== Task data ==

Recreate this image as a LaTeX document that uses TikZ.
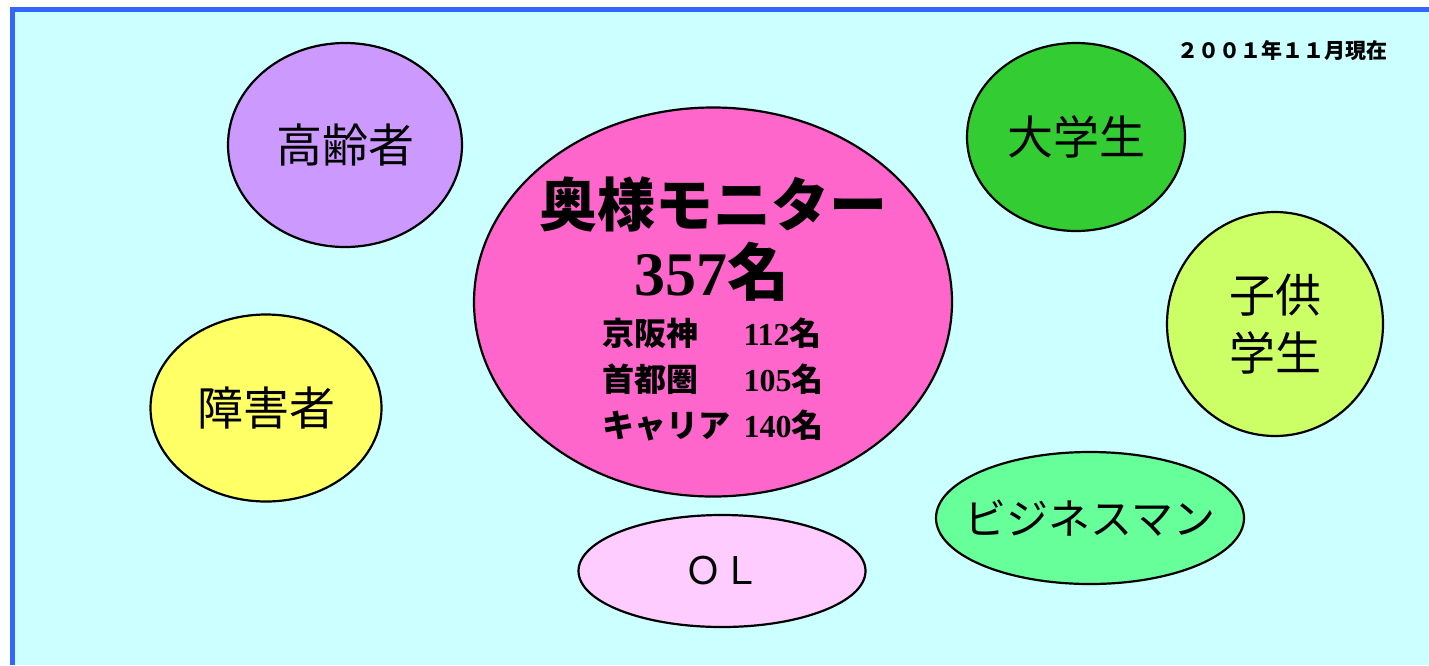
\documentclass[tikz,border=0pt]{standalone}
\usepackage{fontspec}
\usetikzlibrary{shapes.geometric}
\newfontfamily\jp{Noto Sans CJK JP}
\newfontfamily\tnr{Liberation Serif}
\definecolor{bg}{HTML}{CCFFFF}
\definecolor{frame}{HTML}{3366FF}
\definecolor{cPurple}{HTML}{CC99FF}
\definecolor{cPink}{HTML}{FF66CC}
\definecolor{cGreen}{HTML}{33CC33}
\definecolor{cLime}{HTML}{CCFF66}
\definecolor{cYellow}{HTML}{FFFF66}
\definecolor{cMint}{HTML}{66FF99}
\definecolor{cLpink}{HTML}{FFCCFF}
\tikzset{
  bub/.style={ellipse, draw=black, line width=2.2pt, inner sep=0pt},
  lab/.style={font=\jp\fontsize{46}{52}\selectfont, align=center, text=black},
}
\begin{document}
\begin{tikzpicture}[x=1pt,y=-1pt]
\useasboundingbox (0,0) rectangle (1429,665);
\fill[bg] (12.5,9.5) rectangle (1429,665);
\draw[frame, line width=5pt] (12.5,665) -- (12.5,9.5) -- (1429,9.5);
\node[font=\jp\bfseries\fontsize{21}{24}\selectfont] (date) at (1282,51) {２００１年１１月現在};
% bubbles
\node[bub, fill=cPurple, minimum width=234pt, minimum height=204pt] (old) at (345,145) {};
\node[lab] at (old.center) {高齢者};
\node[bub, fill=cPink, minimum width=478pt, minimum height=389pt] (main) at (713,302) {};
\node[font=\jp\bfseries\fontsize{58}{60}\selectfont] (title) at (713,204) {奥様モニター};
\node[font=\jp\bfseries\fontsize{62}{64}\selectfont] (count) at (712,272) {{\tnr\bfseries 357}名};
\node[font=\jp\bfseries\fontsize{32}{46}\selectfont, inner sep=0pt, anchor=north] (sub) at (713,313) {%
\begin{tabular}{@{}l@{\hspace{13pt}}l@{}}
京阪神 & {\tnr\bfseries 112}名\\
首都圏 & {\tnr\bfseries 105}名\\
キャリア & {\tnr\bfseries 140}名
\end{tabular}};
\node[bub, fill=cGreen, minimum width=218pt, minimum height=188pt] (univ) at (1076,137) {};
\node[lab] at (univ.center) {大学生};
\node[bub, fill=cLime, minimum width=216pt, minimum height=224pt] (kids) at (1275,324) {};
\node[lab, font=\jp\fontsize{46}{58}\selectfont] at (kids.center) {子供\\学生};
\node[bub, fill=cYellow, minimum width=231pt, minimum height=187pt] (dis) at (266,408) {};
\node[lab] at (dis.center) {障害者};
\node[bub, fill=cMint, minimum width=308pt, minimum height=132pt] (biz) at (1090,518) {};
\node[lab, font=\jp\fontsize{42}{48}\selectfont] at (biz.center) {ビジネスマン};
\node[bub, fill=cLpink, minimum width=287pt, minimum height=112pt] (ol) at (722,571) {};
\node[lab, font=\jp\fontsize{38}{44}\selectfont] at (ol.center) {ＯＬ};
\end{tikzpicture}
\end{document}
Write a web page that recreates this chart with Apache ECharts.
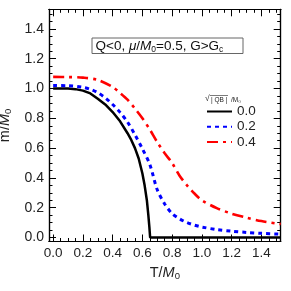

===

- **Exercise description**: Copy the listing exactly. Any image in it stays out of the copy.

- **Complete output**:
Recreate this image as a LaTeX document that uses TikZ.
\documentclass[tikz,border=0pt]{standalone}
\usepackage{fontspec}
\usetikzlibrary{shapes.geometric}
\newfontfamily\jp{Noto Sans CJK JP}
\newfontfamily\tnr{Liberation Serif}
\definecolor{bg}{HTML}{CCFFFF}
\definecolor{frame}{HTML}{3366FF}
\definecolor{cPurple}{HTML}{CC99FF}
\definecolor{cPink}{HTML}{FF66CC}
\definecolor{cGreen}{HTML}{33CC33}
\definecolor{cLime}{HTML}{CCFF66}
\definecolor{cYellow}{HTML}{FFFF66}
\definecolor{cMint}{HTML}{66FF99}
\definecolor{cLpink}{HTML}{FFCCFF}
\tikzset{
  bub/.style={ellipse, draw=black, line width=2.2pt, inner sep=0pt},
  lab/.style={font=\jp\fontsize{46}{52}\selectfont, align=center, text=black},
}
\begin{document}
\begin{tikzpicture}[x=1pt,y=-1pt]
\useasboundingbox (0,0) rectangle (1429,665);
\fill[bg] (12.5,9.5) rectangle (1429,665);
\draw[frame, line width=5pt] (12.5,665) -- (12.5,9.5) -- (1429,9.5);
\node[font=\jp\bfseries\fontsize{21}{24}\selectfont] (date) at (1282,51) {２００１年１１月現在};
% bubbles
\node[bub, fill=cPurple, minimum width=234pt, minimum height=204pt] (old) at (345,145) {};
\node[lab] at (old.center) {高齢者};
\node[bub, fill=cPink, minimum width=478pt, minimum height=389pt] (main) at (713,302) {};
\node[font=\jp\bfseries\fontsize{58}{60}\selectfont] (title) at (713,204) {奥様モニター};
\node[font=\jp\bfseries\fontsize{62}{64}\selectfont] (count) at (712,272) {{\tnr\bfseries 357}名};
\node[font=\jp\bfseries\fontsize{32}{46}\selectfont, inner sep=0pt, anchor=north] (sub) at (713,313) {%
\begin{tabular}{@{}l@{\hspace{13pt}}l@{}}
京阪神 & {\tnr\bfseries 112}名\\
首都圏 & {\tnr\bfseries 105}名\\
キャリア & {\tnr\bfseries 140}名
\end{tabular}};
\node[bub, fill=cGreen, minimum width=218pt, minimum height=188pt] (univ) at (1076,137) {};
\node[lab] at (univ.center) {大学生};
\node[bub, fill=cLime, minimum width=216pt, minimum height=224pt] (kids) at (1275,324) {};
\node[lab, font=\jp\fontsize{46}{58}\selectfont] at (kids.center) {子供\\学生};
\node[bub, fill=cYellow, minimum width=231pt, minimum height=187pt] (dis) at (266,408) {};
\node[lab] at (dis.center) {障害者};
\node[bub, fill=cMint, minimum width=308pt, minimum height=132pt] (biz) at (1090,518) {};
\node[lab, font=\jp\fontsize{42}{48}\selectfont] at (biz.center) {ビジネスマン};
\node[bub, fill=cLpink, minimum width=287pt, minimum height=112pt] (ol) at (722,571) {};
\node[lab, font=\jp\fontsize{38}{44}\selectfont] at (ol.center) {ＯＬ};
\end{tikzpicture}
\end{document}
Write a web page that recreates this chart with Apache ECharts.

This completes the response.